Section 15-1803 provides an additional avenue for in-state tuition. Eligibility under § 15-1803 is based on attendance at and graduation from an Arizona high school, irrespective of the student's past or present residence. Specifically, § 15-1803 provides that "a student, other than a nonimmigrant alien … is eligible for in-state tuition" if she attended "any public or private high school option or homeschool equivalent … while physically present in this state for at least two years" and graduated "while physically present in this state or obtained a high school equivalency diploma in this state." A.R.S. § 15-1803(B).
Thus, residence is not what triggers eligibility under § 15-1803. Although many people who meet the eligibility requirements will also be residents, not all will be. And whether someone is or is not a resident is simply not relevant to the eligibility inquiry under § 15-1803. Some Arizona residents will not be eligible for in-state tuition pursuant to § 15-1803, and some students who are eligible for in-state tuition under § 15-1803 will not be Arizona residents.
In the first category, a student can be an Arizona resident without having attended high school in Arizona for the two years required by § 15-1803(B), and without having graduated from an Arizona high school.

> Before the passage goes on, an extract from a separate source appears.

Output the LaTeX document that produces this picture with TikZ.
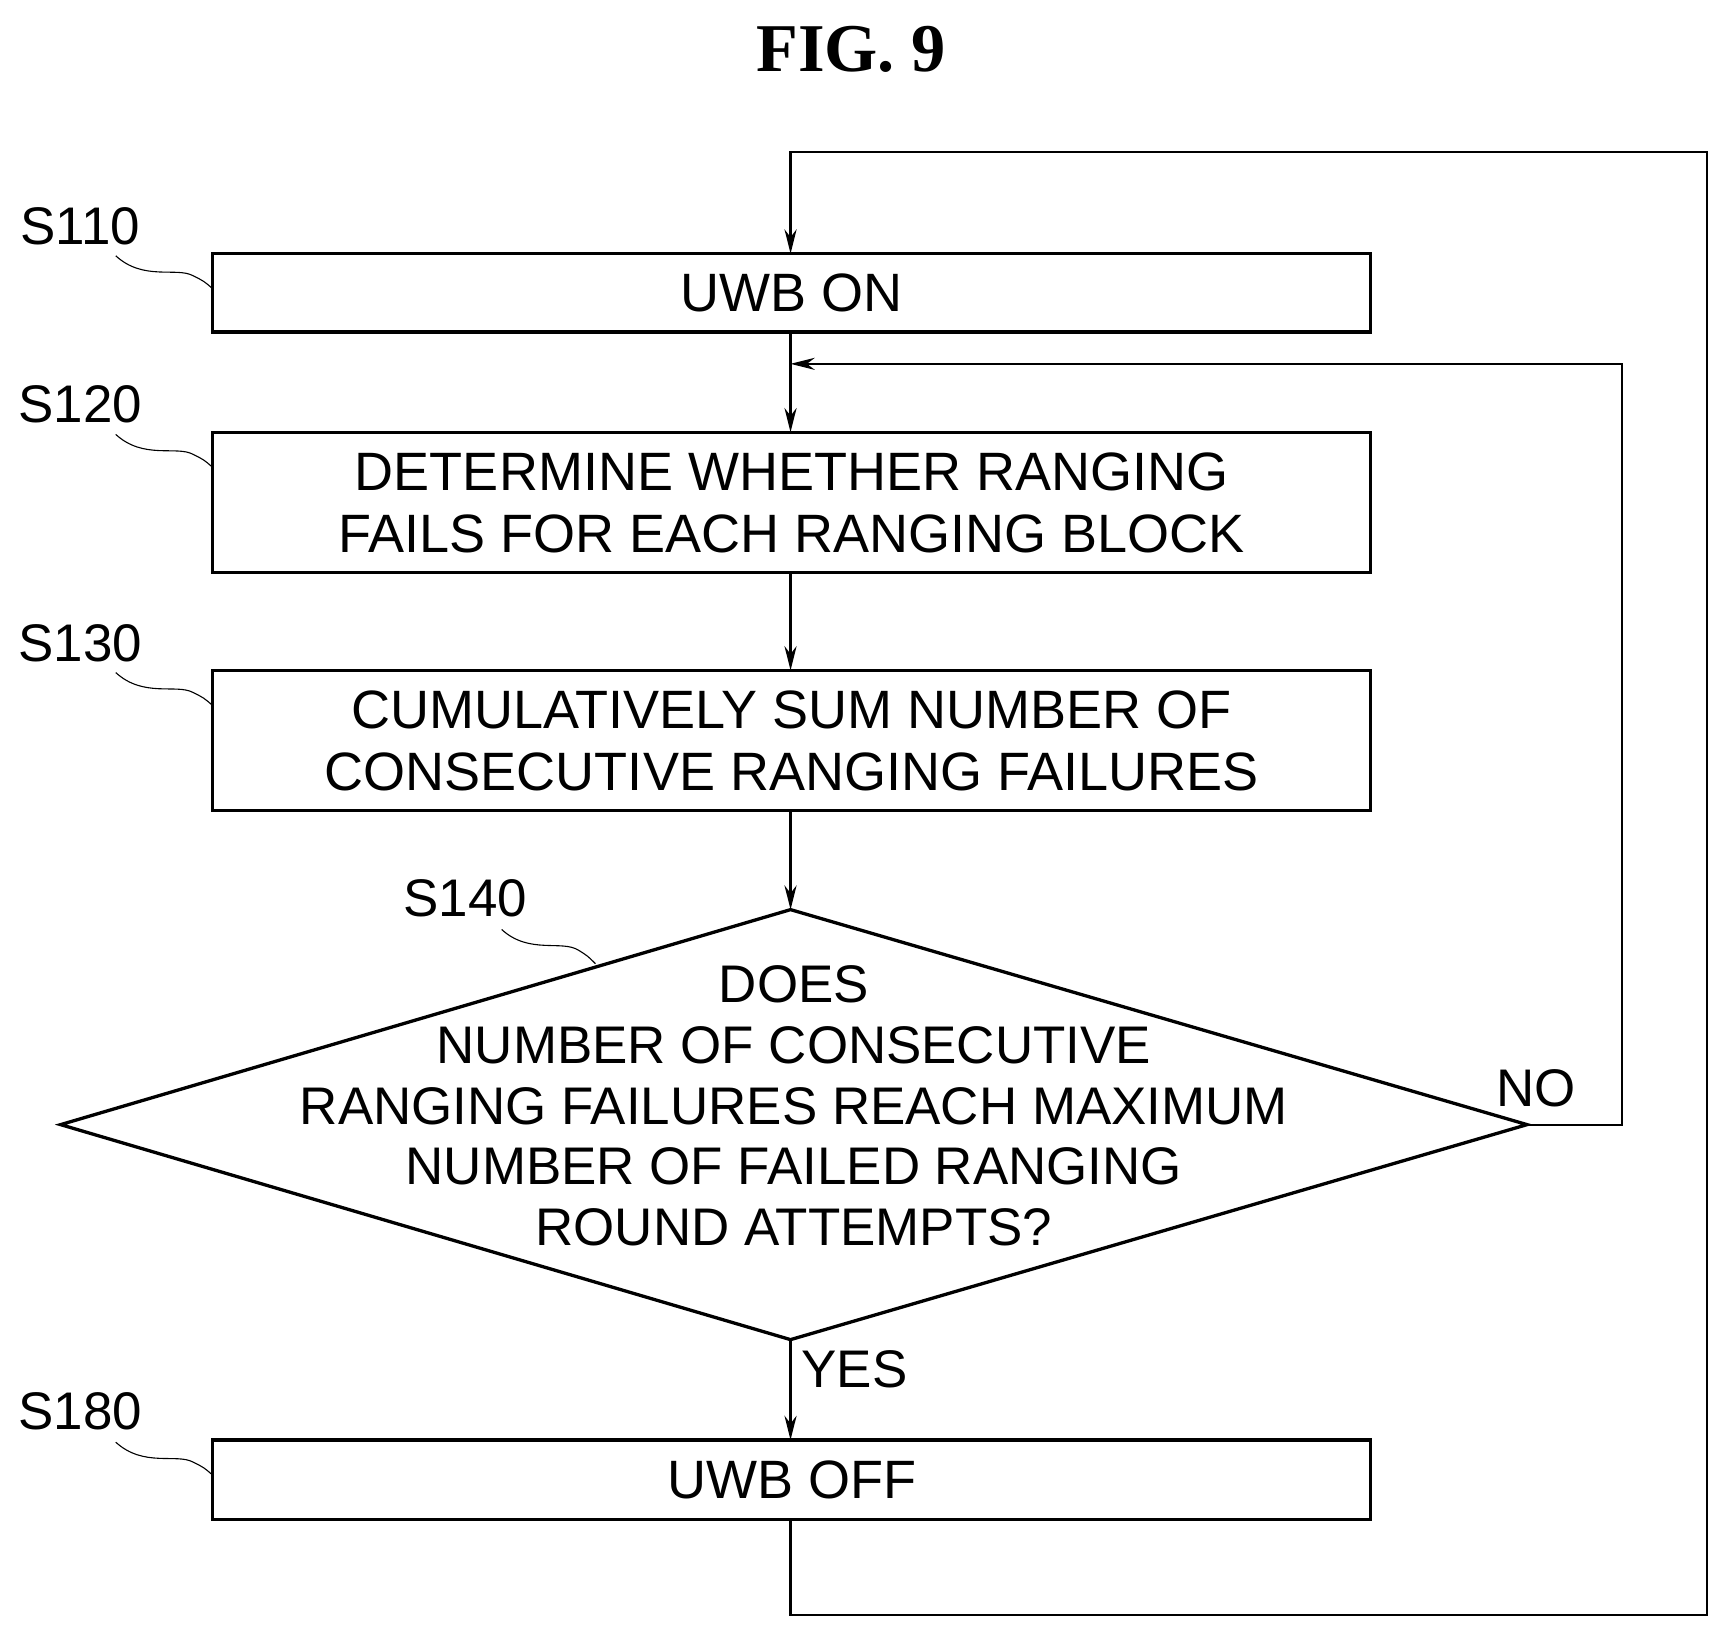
\documentclass[tikz,border=0pt]{standalone}
\usepackage{fontspec}
\setmainfont{Liberation Sans}
\newfontfamily\titlefont{Liberation Serif}
\usetikzlibrary{arrows.meta}
\begin{document}
\begin{tikzpicture}[x=1pt,y=-1pt,
  box/.style={draw,line width=3pt},
  txt/.style={font=\fontsize{49}{56}\selectfont,align=center,inner sep=0},
  lbl/.style={font=\fontsize{48}{56}\selectfont,inner sep=0},
  conn/.style={line width=2pt},
  arr/.style={conn,-{Stealth[length=22pt,width=11pt]}},
  lead/.style={line width=1pt}]
\useasboundingbox (0,0) rectangle (1560,1478);
\node[font=\titlefont\bfseries\fontsize{62}{70}\selectfont] (title) at (772,45) {FIG. 9};
\draw[box] (193,230) rectangle (1243,301);
\node[txt] (b1) at (718,266) {UWB ON};
\draw[box] (193,392) rectangle (1243,519);
\node[txt] (b2) at (718,456) {DETERMINE WHETHER RANGING\\FAILS FOR EACH RANGING BLOCK};
\draw[box] (193,608) rectangle (1243,735);
\node[txt] (b3) at (718,672) {CUMULATIVELY SUM NUMBER OF\\CONSECUTIVE RANGING FAILURES};
\draw[box] (55,1020) -- (717,825) -- (1385,1020) -- (717,1215) -- cycle;
\node[txt,font=\fontsize{48}{55}\selectfont] (d) at (720,1003) {DOES\\NUMBER OF CONSECUTIVE\\RANGING FAILURES REACH MAXIMUM\\NUMBER OF FAILED RANGING\\ROUND ATTEMPTS?};
\draw[box] (193,1306) rectangle (1243,1378);
\node[txt] (b4) at (718,1342) {UWB OFF};
\coordinate (t1) at (717,230); \coordinate (bt1) at (717,301);
\coordinate (t2) at (717,392); \coordinate (bt2) at (717,519);
\coordinate (t3) at (717,608); \coordinate (bt3) at (717,735);
\coordinate (dt) at (717,825); \coordinate (db) at (717,1215); \coordinate (dr) at (1385,1020);
\coordinate (t4) at (717,1306); \coordinate (bt4) at (717,1378);
\coordinate (j) at (717,330);
\draw[arr] (bt1) -- (t2);
\draw[arr] (bt2) -- (t3);
\draw[arr] (bt3) -- (dt);
\draw[arr] (db) -- (t4);
\draw[arr] (bt4) -- (717,1465) -- (1548,1465) -- (1548,138) -- (717,138) -- (t1);
\draw[arr] (dr) -- (1471,1020) -- (1471,330) -- (j);
\node[lbl] (no) at (1393,987) {NO};
\node[lbl] (yes) at (775,1242) {YES};
\node[lbl] (s110) at (73,205) {S110};
\node[lbl] (s120) at (73,367) {S120};
\node[lbl] (s130) at (73,583) {S130};
\node[lbl] (s140) at (422,815) {S140};
\node[lbl] (s180) at (73,1280) {S180};
\foreach \y in {230,392,608,1306}
  \draw[lead] (105,\y+2) .. controls (130,\y+25) and (160,\y+12) .. (175,\y+20) .. controls (185,\y+25) .. (193,\y+32);
\draw[lead] (455,843) .. controls (480,866) and (510,852) .. (525,862) .. controls (533,867) .. (540,874);
\end{tikzpicture}
\end{document}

In the second category, a student can qualify for in-state tuition under § 15-1803 without being a current resident of Arizona. For example, a student could meet the statute's attendance and graduation requirements, move to another state, and then plan to return to Arizona for college. That student would not be a current Arizona resident, but would be eligible for in-state tuition under § 15-1803.
Moreover, a student might have never been an Arizona resident while attending and graduating from an Arizona high school. Title 15 provides for several circumstances in which nonresident students may attend Arizona public schools, e.g., if they pay a reasonable tuition or are members of an Indian tribe whose land is located both in Arizona and another state. See A.R.S. § 15-823(A), (G). A student who crosses into Arizona every day to attend school from a different state would not be an Arizona resident but could qualify for in-state tuition if she met § 15-1803's attendance and graduation requirements. See id. Likewise, a student who attended and graduated from an Arizona boarding school could qualify for in-state tuition under § 15-1803, but would not be an Arizona resident if her parents lived in another state. See id. § 15-1802(C) ("The domicile of an unemancipated person is that of the person's parent.").

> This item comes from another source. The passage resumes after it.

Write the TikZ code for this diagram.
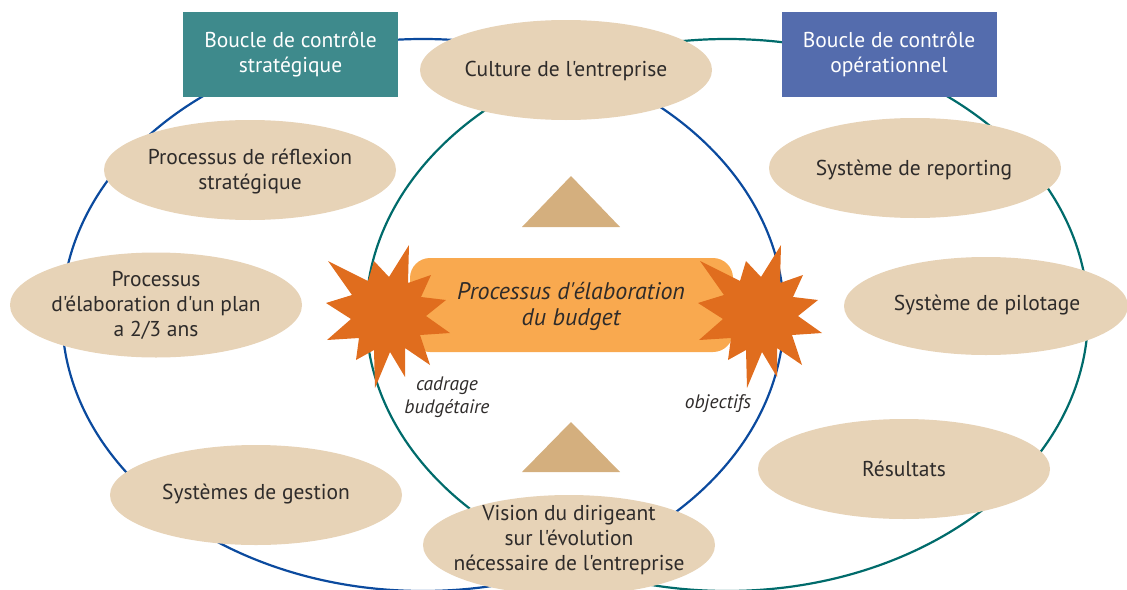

These examples help illustrate what is clear from the text of § 15-1803—the statute does not establish in-state tuition eligibility "on the basis of residence." 8 U.S.C. § 1623(a). For similar reasons, the California Supreme Court upheld a similar state statute. See Martinez, 241 P.3d at 866. It held that § 1623 "specifically referred to residence" but California's attendance and graduation requirements for in-state tuition status were "based on other criteria." Id. at 863-64. That reasoning is just as true in Arizona, and § 15-1803 is consistent with 8 U.S.C. § 1623.
Conclusion
Proposition 308 is consistent with federal law.
Kristin K. Mayes
Attorney General
[1] This Opinion assumes for the sake of argument that Congress had the authority to enact 8 U.S.C. §§ 1621 and 1623, even though those statutes regulate states' provision of public benefits.